What is your ideal film?
For me, my ideal film is one I want to see again when I leave the cinema and one that makes me feel something. I’m open to all genres, and I don’t pay much attention to the often questionable distinction between auteur and mainstream films. What matters is the quality of the end result.

Where and how do you buy films?
At festivals, mostly. Whether films are completed or bought on the basis of the screenplay, Cannes, Berlin and Toronto are special opportunities for meeting international sellers. So that’s where sales are usually clinched. Moreover, with Agora Films being one of the most recently-founded distributors in French-speaking Switzerland, we are naturally oriented towards the French market. And in three-and-a-half hours by train, we can be in Paris to see films!

Do you come up against strong competition when it comes to obtaining films?
Switzerland is quite a competitive market because it includes a certain number of independent companies all looking for that gem! Everything also depends on the price that sellers are asking for a film and our estimation of its profitability on Swiss territory. Their requests are sometimes so excessive that films of cultural interest and small commercial potential are sometimes not distributed.

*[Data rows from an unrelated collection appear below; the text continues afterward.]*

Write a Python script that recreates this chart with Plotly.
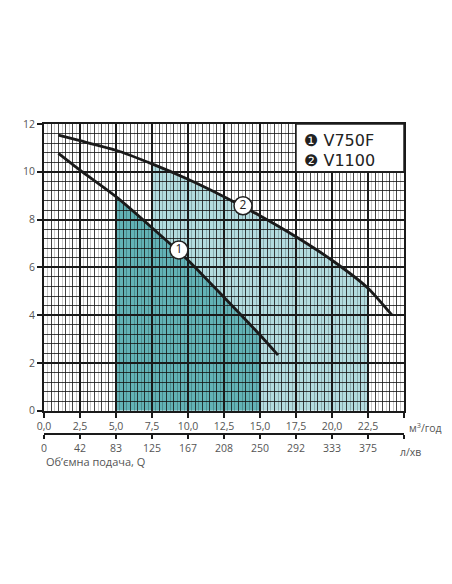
import plotly.graph_objects as go

# ---------------- data ----------------
q1 = [1.0, 2.5, 5.0, 7.5, 10.0, 12.5, 15.0, 16.25]
h1 = [10.77, 10.07, 8.96, 7.66, 6.30, 4.75, 3.17, 2.33]
q2 = [1.0, 2.5, 5.0, 7.5, 10.0, 12.5, 15.0, 17.5, 20.0, 22.5, 24.17]
h2 = [11.53, 11.30, 10.90, 10.33, 9.69, 8.96, 8.16, 7.28, 6.30, 5.13, 4.00]
zone1 = [5.0, 15.0]
zone2 = [7.5, 22.5]
series_names = ["V750F", "V1100"]
series_marks = ["\u2776", "\u2777"]
label_q = [9.37, 13.82]
label_h = [6.73, 8.58]
label_text = ["1", "2"]
x_ticks = [0, 2.5, 5, 7.5, 10, 12.5, 15, 17.5, 20, 22.5, 25]
x_labels = ["0,0", "2,5", "5,0", "7,5", "10,0", "12,5", "15,0", "17,5", "20,0", "22,5", ""]
lpm_labels = ["0", "42", "83", "125", "167", "208", "250", "292", "333", "375", ""]
y_ticks = [0, 2, 4, 6, 8, 10, 12]
y_labels = ["0", "2", "4", "6", "8", "10", "12"]

DARK = "#62b2b6"
LIGHT = "#b3dcdf"
TXT = "#555555"
FONT = "Open Sans"
MINOR = "rgba(20,20,20,0.8)"
FAINT = "rgba(0,0,0,0.22)"


def area_path(q, h, lo, hi):
    pts = [(x, y) for x, y in zip(q, h) if lo <= x <= hi]
    s = f"M {lo},0 " + " ".join(f"L {x},{y}" for x, y in pts) + f" L {hi},0 Z"
    return s


fig = go.Figure()

fig.add_trace(go.Scatter(x=q2, y=h2, mode="lines", line=dict(color="#1a1a1a", width=2.8, shape="spline", smoothing=0.6),
                         name=series_names[1], hoverinfo="skip"))
fig.add_trace(go.Scatter(x=q1, y=h1, mode="lines", line=dict(color="#1a1a1a", width=2.8, shape="spline", smoothing=0.6),
                         name=series_names[0], hoverinfo="skip"))
fig.add_trace(go.Scatter(x=label_q, y=label_h, xaxis="x2", mode="markers+text", text=label_text,
                         textposition="middle center",
                         textfont=dict(family=FONT, size=12, color="#222"),
                         marker=dict(size=18, color="white", line=dict(color="#222", width=1.5)),
                         hoverinfo="skip"))

shapes = [
    dict(type="path", xref="x", yref="y", path=area_path(q2, h2, *zone2), fillcolor=LIGHT, line=dict(width=0), layer="below"),
    dict(type="path", xref="x", yref="y", path=area_path(q1, h1, *zone1), fillcolor=DARK, line=dict(width=0), layer="below"),
    dict(type="rect", xref="x", yref="y", x0=17.5, x1=25, y0=10, y1=12, fillcolor="white",
         line=dict(color="#222", width=1.5), layer="above"),
]

annotations = []
for i, (m, n) in enumerate(zip(series_marks, series_names)):
    annotations.append(dict(xref="x", yref="y", x=17.95, y=11.33 - 0.84 * i, xanchor="left", yanchor="middle",
                            text=f"{m} {n}", showarrow=False,
                            font=dict(family="DejaVu Sans", size=16, color="#222")))
annotations += [
    dict(xref="x", yref="paper", x=25, y=0.022, xanchor="left", yanchor="middle", xshift=3,
         text="м<sup>3</sup>/год", showarrow=False, font=dict(family=FONT, size=10.5, color=TXT)),
    dict(xref="x", yref="paper", x=24.6, y=-0.058, xanchor="left", yanchor="middle",
         text="л/хв", showarrow=False, font=dict(family=FONT, size=10.5, color=TXT)),
    dict(xref="x", yref="paper", x=0.0, y=-0.09, xanchor="left", yanchor="middle",
         text="Об’ємна подача, Q", showarrow=False, font=dict(family=FONT, size=11, color=TXT)),
]

gray_ticks = [round(0.25 + 0.5 * k, 2) for k in range(50)]

fig.update_layout(
    width=452, height=584,
    margin=dict(l=36, r=56, t=116, b=158, autoexpand=False),
    paper_bgcolor="white", plot_bgcolor="white",
    showlegend=False,
    shapes=shapes, annotations=annotations,
    xaxis=dict(range=[0, 25], tickvals=x_ticks, ticktext=x_labels, showgrid=True, gridcolor="#1a1a1a", gridwidth=2,
               showline=True, linecolor="#1a1a1a", linewidth=2, mirror=True, ticks="outside", ticklen=5,
               tickwidth=2, tickcolor="#1a1a1a", zeroline=False, automargin=False,
               tickfont=dict(family=FONT, size=10.5, color=TXT),
               minor=dict(dtick=0.5, tick0=0, showgrid=True, gridcolor=MINOR, gridwidth=0.6, ticks=""),
               anchor="y"),
    xaxis2=dict(range=[0, 25], overlaying="x", anchor="free", position=0, side="bottom",
                tickvals=x_ticks, ticktext=lpm_labels, showgrid=False, showline=True, linecolor="#1a1a1a",
                linewidth=2, ticks="outside", ticklen=4, tickwidth=2, tickcolor="#1a1a1a", zeroline=False,
                automargin=False,
                tickfont=dict(family=FONT, size=10.5, color=TXT),
                minor=dict(tickmode="array", tickvals=gray_ticks, showgrid=True, gridcolor=FAINT,
                           gridwidth=1.1, ticks="")),
    yaxis=dict(range=[0, 12], domain=[0.0748, 1], tickvals=y_ticks, ticktext=y_labels, showgrid=True,
               gridcolor="#1a1a1a", gridwidth=2, showline=True, linecolor="#1a1a1a", linewidth=2, mirror=True,
               ticks="outside", ticklen=5, tickwidth=2, tickcolor="#1a1a1a", zeroline=False, automargin=False,
               tickfont=dict(family=FONT, size=10.5, color=TXT),
               minor=dict(dtick=0.4, tick0=0, showgrid=True, gridcolor=MINOR, gridwidth=0.6, ticks="")),
)

fig.write_html("out.html")
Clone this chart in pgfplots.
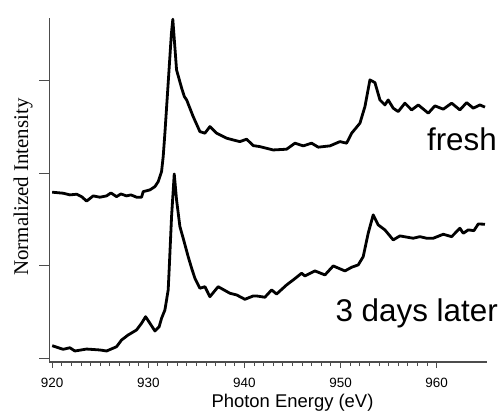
\documentclass[border=0pt]{standalone}
\usepackage{fontspec}
\setmainfont{Liberation Sans}
\newfontfamily\serifface{Liberation Serif}
\usepackage{pgfplots}
\usepackage{pgfplotstable}
\pgfplotsset{compat=1.18}

% fresh sample
\pgfplotstableread{
E v
920.00 1.793
921.14 1.782
921.84 1.764
922.54 1.771
923.06 1.745
923.58 1.697
924.27 1.753
924.96 1.739
925.66 1.753
926.11 1.785
926.70 1.745
927.15 1.774
927.74 1.753
928.19 1.764
928.78 1.739
929.30 1.739
929.47 1.799
930.17 1.818
930.69 1.853
931.03 1.907
931.38 2.015
931.55 2.177
931.73 2.433
932.07 2.973
932.40 3.500
932.55 3.660
932.94 3.113
933.46 2.920
933.75 2.825
933.99 2.789
934.67 2.609
935.37 2.447
935.89 2.430
936.41 2.501
937.11 2.430
938.15 2.376
938.83 2.357
939.53 2.339
940.23 2.365
940.92 2.296
941.61 2.285
943.00 2.249
944.39 2.257
945.26 2.322
946.12 2.293
946.99 2.322
947.68 2.279
948.90 2.293
949.94 2.339
950.63 2.322
951.16 2.430
952.02 2.538
952.54 2.717
953.06 3.005
953.58 2.976
954.10 2.789
954.62 2.735
954.96 2.789
955.48 2.700
956.00 2.663
956.70 2.754
957.40 2.681
958.09 2.735
959.13 2.646
959.82 2.725
960.69 2.689
961.56 2.754
962.42 2.681
963.12 2.760
963.81 2.700
964.50 2.735
965.03 2.711
}\fresh

% same sample, 3 days later
\pgfplotstableread{
E v
920.00 0.136
921.14 0.097
921.84 0.114
922.36 0.079
923.58 0.100
924.96 0.090
925.66 0.079
926.70 0.125
927.22 0.198
927.91 0.252
928.78 0.306
929.30 0.378
929.72 0.449
930.17 0.378
930.69 0.295
931.13 0.341
931.38 0.432
931.73 0.522
932.07 0.738
932.17 0.954
932.42 1.529
932.70 1.990
932.94 1.710
933.29 1.421
933.63 1.296
934.15 1.097
934.51 0.972
934.85 0.864
935.37 0.756
935.89 0.773
936.41 0.665
937.27 0.773
938.49 0.702
939.19 0.684
940.05 0.637
940.92 0.673
941.27 0.673
942.13 0.659
942.83 0.738
943.35 0.694
944.39 0.792
945.08 0.846
945.95 0.918
946.30 0.889
947.34 0.943
948.38 0.900
949.24 0.997
950.46 0.943
951.16 0.983
951.84 1.008
952.36 1.097
952.88 1.350
953.40 1.548
953.92 1.440
954.62 1.386
955.48 1.278
956.18 1.321
957.56 1.296
958.26 1.313
958.96 1.296
959.65 1.296
960.69 1.339
961.56 1.313
962.42 1.404
962.77 1.350
963.29 1.386
963.88 1.378
964.33 1.450
965.03 1.447
}\later

\begin{document}
\begin{tikzpicture}[x=1bp,y=1bp]
  \useasboundingbox (-49.3,-50) rectangle (454.7,362);
  \begin{axis}[
      at={(0,0)}, anchor=south west,
      scale only axis,
      width=437.3bp, height=343.7bp,
      xmin=919.7, xmax=965.2,
      ymin=-0.04, ymax=3.67,
      axis x line*=bottom,
      axis y line*=left,
      axis line style={draw=black!70,line width=1.1bp,-},
      xtick={920,930,940,950,960},
      minor x tick num=9,
      ytick={0,1,2,3},
      yticklabels={},
      tick align=outside,
      major tick length=6bp,
      minor tick length=4bp,
      tick style={draw=black!70,line width=0.9bp},
      ytick style={/pgfplots/major tick length=10bp},
      xticklabel style={font=\fontsize{13.5}{14}\selectfont,yshift=-7bp},
      /pgf/number format/assume math mode=true,
      /pgf/number format/1000 sep={},
      clip=false]
    \addplot[black,line width=2.8bp,line join=round] table[x=E,y=v] {\fresh};
    \addplot[black,line width=2.8bp,line join=round] table[x=E,y=v] {\later};
  \end{axis}
  \node[rotate=90,font=\serifface\fontsize{21}{21}\selectfont] at (-26.3,175) {Normalized Intensity};
  \node[anchor=base,font=\fontsize{18.5}{19}\selectfont] at (243.2,-45.5) {Photon Energy (eV)};
  \node[anchor=base east,inner sep=0pt,font=\fontsize{31.5}{32}\selectfont] at (447.7,212) {fresh};
  \node[anchor=base east,inner sep=0pt,font=\fontsize{31.5}{32}\selectfont] at (448.7,40.3) {3 days later};
\end{tikzpicture}
\end{document}
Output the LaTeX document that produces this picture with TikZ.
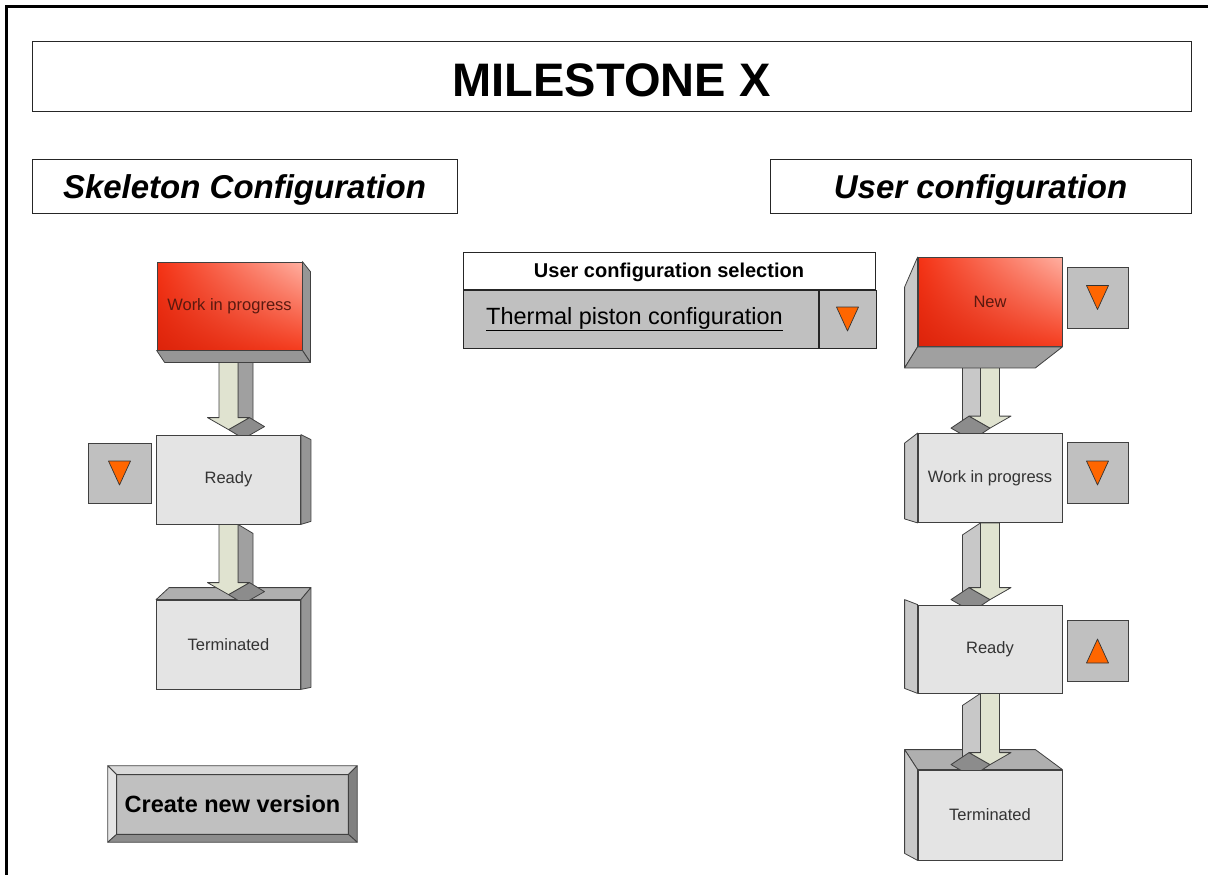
\documentclass[tikz,border=0pt]{standalone}
\usepackage{fontspec}
\setmainfont{Liberation Sans}
\usetikzlibrary{calc,shadings}
\pgfdeclarelayer{bg}
\pgfsetlayers{bg,main}

\definecolor{boxfront}{RGB}{228,228,228}
\definecolor{sidedark}{RGB}{150,150,150}
\definecolor{sidelight}{RGB}{200,200,200}
\definecolor{bottomdark}{RGB}{160,160,160}
\definecolor{topface}{RGB}{175,175,175}
\definecolor{arrowfront}{RGB}{224,227,208}
\definecolor{arrsideL}{RGB}{160,160,160}
\definecolor{arrsideR}{RGB}{200,200,200}
\definecolor{arrowhead}{RGB}{140,140,140}
\definecolor{orangetri}{RGB}{255,102,0}
\definecolor{widget}{RGB}{192,192,192}
\definecolor{redA}{RGB}{245,50,20}
\definecolor{redB}{RGB}{255,175,160}
\definecolor{redC}{RGB}{220,35,10}
\definecolor{redD}{RGB}{245,60,30}
\definecolor{redtxt}{RGB}{90,25,15}

% block arrow: [side colour]{from}{to}{side sign}{depth x}{depth y}
\newcommand{\blockarrow}[6][arrsideL]{%
  \coordinate (aT) at (#3.north |- #2.south);
  \coordinate (aP) at ($(#3.north)+(0,-5)$);
  \filldraw[face, fill=#1] ($(aT)+({#4*9.5},0)$) -- ($(aP)+({#4*9.5},-12)$)
    -- ($(aP)+({#4*9.5+(#5)},{-12+(#6)})$) -- ($(aT)+({#4*9.5+(#5)},{#6})$) -- cycle;
  \filldraw[arrhead] ($(aP)+({#4*21},-12)$) -- (aP) -- ($(aP)+({#5},{#6})$)
    -- ($(aP)+({#4*21+(#5)},{-12+(#6)})$) -- cycle;
  \filldraw[arrfront] ($(aT)+(-9.5,0)$) -- ($(aP)+(-9.5,-12)$) -- ($(aP)+(-21,-12)$)
    -- (aP) -- ($(aP)+(21,-12)$) -- ($(aP)+(9.5,-12)$) -- ($(aT)+(9.5,0)$) -- cycle;
}

\begin{document}
\begin{tikzpicture}[x=1pt, y=-1pt,
    frame/.style={draw=black!85, line width=1pt, inner sep=0pt},
    subhead/.style={frame, minimum height=54pt, text height=31pt, text depth=7pt,
      font=\bfseries\itshape\fontsize{33}{36}\selectfont},
    gbox/.style={draw=black!75, line width=0.8pt, fill=boxfront, minimum width=144pt,
      minimum height=89pt, inner sep=0pt, text=black!80, font=\fontsize{16.5}{19}\selectfont},
    rbox/.style={gbox, upper left=redA, upper right=redB, lower left=redC,
      lower right=redD, text=redtxt},
    face/.style={draw=black!75, line width=0.8pt, line join=round},
    dropbox/.style={draw=black!75, line width=0.8pt, fill=widget, minimum width=61pt,
      minimum height=61pt, inner sep=0pt},
    tri/.style={draw=black!80, line width=0.7pt, fill=orangetri, line join=round},
    arrfront/.style={face, fill=arrowfront},
    arrhead/.style={face, fill=arrowhead}]
    \useasboundingbox (0,0) rectangle (1208,875);
    \draw[line width=3pt] (6,875) -- (6,7) -- (1208,7);

    % headings
    \node[frame, minimum width=1159pt, minimum height=69pt, text height=39pt, text depth=0pt,
      font=\bfseries\fontsize{47}{50}\selectfont] (title) at (611.5,76.5) {MILESTONE X};
    \node[subhead, minimum width=425pt] (skelHead) at (244.5,186) {Skeleton Configuration};
    \node[subhead, minimum width=421pt] (userHead) at (980.5,186) {User configuration};

    % selection widget
    \node[frame, fill=white, minimum width=412pt, minimum height=37pt, text height=18pt, text depth=4pt,
      font=\bfseries\fontsize{20}{22}\selectfont] (selHead) at (669,270.5) {User configuration selection};
    \node[frame, fill=widget, minimum width=355pt, minimum height=58pt, anchor=north west,
      font=\fontsize{23.5}{26}\selectfont] (selVal) at (selHead.south west) {\underline{Thermal piston configuration}\rule{12pt}{0pt}};
    \node[frame, fill=widget, minimum width=57pt, minimum height=58pt, anchor=north west]
      (selDrop) at (selVal.north east) {};

    % skeleton column
    \node[rbox, minimum width=145pt, minimum height=88pt] (wipL) at (229.5,306) {Work in progress};
    \node[gbox] (readyL) at (228.5,479.5) {Ready};
    \node[gbox] (termL) at (228.5,644.5) {Terminated};
    \filldraw[face, fill=sidedark] (wipL.north east) -- ++(8,10) -- ($(wipL.south east)+(8,12)$)
      -- (wipL.south east) -- cycle;
    \filldraw[face, fill=sidedark] (wipL.south west) -- ++(8,12) -- ($(wipL.south east)+(8,12)$)
      -- (wipL.south east) -- cycle;
    \filldraw[face, fill=sidedark] (readyL.north east) -- ++(10,5) -- ($(readyL.south east)+(10,-3)$)
      -- (readyL.south east) -- cycle;
    \filldraw[face, fill=sidedark] (termL.north east) -- ++(10,-12) -- ($(termL.south east)+(10,-2)$)
      -- (termL.south east) -- cycle;

    % user column
    \node[rbox] (newR) at (990,302) {New};
    \node[gbox] (wipR) at (990,478) {Work in progress};
    \node[gbox, minimum height=88pt] (readyR) at (990,649) {Ready};
    \node[gbox, minimum height=90pt] (termR) at (990,815) {Terminated};
    \filldraw[face, fill=sidelight] (newR.north west) -- ++(-13,30) -- ($(newR.south west)+(-13,21)$)
      -- (newR.south west) -- cycle;
    \filldraw[face, fill=bottomdark] (newR.south west) -- ++(-13,21) -- ($(newR.south east)+(-27,21)$)
      -- (newR.south east) -- cycle;
    \filldraw[face, fill=sidelight] (wipR.north west) -- ++(-13,10) -- ($(wipR.south west)+(-13,-4)$)
      -- (wipR.south west) -- cycle;
    \filldraw[face, fill=sidelight] (readyR.north west) -- ++(-13,-5) -- ($(readyR.south west)+(-13,-5)$)
      -- (readyR.south west) -- cycle;
    \filldraw[face, fill=sidelight] (termR.north west) -- ++(-13,-20) -- ($(termR.south west)+(-13,-7)$)
      -- (termR.south west) -- cycle;

    % top faces and arrows behind the boxes
    \begin{pgfonlayer}{bg}
        \filldraw[face, fill=topface] (termL.north west) -- ++(13,-12) -- ($(termL.north east)+(10,-12)$)
          -- (termL.north east) -- cycle;
        \filldraw[face, fill=topface] (termR.north west) -- ++(-13,-20) -- ($(termR.north east)+(-27,-20)$)
          -- (termR.north east) -- cycle;
        \blockarrow{wipL}{readyL}{1}{15}{9}
        \blockarrow{readyL}{termL}{1}{15}{9}
        \blockarrow[arrsideR]{newR}{wipR}{-1}{-18}{12}
        \blockarrow[arrsideR]{wipR}{readyR}{-1}{-18}{12}
        \blockarrow[arrsideR]{readyR}{termR}{-1}{-18}{12}
    \end{pgfonlayer}

    % state pickers
    \node[dropbox, minimum width=63pt, minimum height=60pt] (ddL) at (119.5,473) {};
    \node[dropbox] (ddN) at (1097.5,297.5) {};
    \node[dropbox] (ddW) at (1097.5,473) {};
    \node[dropbox] (ddR) at (1097.5,651) {};
    \foreach \n in {ddL,ddN,ddW,selDrop}{
        \filldraw[tri] ($(\n)+(-11,-12)$) -- ($(\n)+(11,-12)$) -- ($(\n)+(0,12)$) -- cycle;
    }
    \filldraw[tri] ($(ddR)+(-11,12)$) -- ($(ddR)+(11,12)$) -- ($(ddR)+(0,-12)$) -- cycle;

    % button
    \node[fill=widget, minimum width=231pt, minimum height=59pt, inner sep=0pt,
      font=\bfseries\fontsize{23.5}{26}\selectfont] (btnNew) at (232.5,804.5) {Create new version};
    \filldraw[face, fill=black!15] ($(btnNew.north west)+(-9,-9)$) -- ($(btnNew.north east)+(9,-9)$)
      -- (btnNew.north east) -- (btnNew.north west) -- cycle;
    \filldraw[face, fill=black!10] ($(btnNew.north west)+(-9,-9)$) -- (btnNew.north west)
      -- (btnNew.south west) -- ($(btnNew.south west)+(-9,8)$) -- cycle;
    \filldraw[face, fill=black!50] ($(btnNew.north east)+(9,-9)$) -- ($(btnNew.south east)+(9,8)$)
      -- (btnNew.south east) -- (btnNew.north east) -- cycle;
    \filldraw[face, fill=black!45] ($(btnNew.south west)+(-9,8)$) -- ($(btnNew.south east)+(9,8)$)
      -- (btnNew.south east) -- (btnNew.south west) -- cycle;
    \draw[face] (btnNew.north west) rectangle (btnNew.south east);
\end{tikzpicture}
\end{document}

What are the specificities of the Swiss market?
The division of the country into three linguistic regions involves three releases, for they are usually aligned with the Italian, German and French markets and we’re dependent on the work and choices of our big neighbours. German, French and Italian distributors also often want to keep the distribution rights for the related Swiss linguistic region because it’s a bonus that doesn’t cost them anything. As a result, it is increasingly difficult to obtain all the video and television rights for our own territory and this practice is really undermining us. In order to cover our investment in a film’s theatrical release, we need to have all the ancillary rights.

In what kind of cinemas do you release your films?
Insofar as we distribute mainly auteur films, we have a special relationship with arthouse theatres. But our films also sometimes find their place in multiplexes!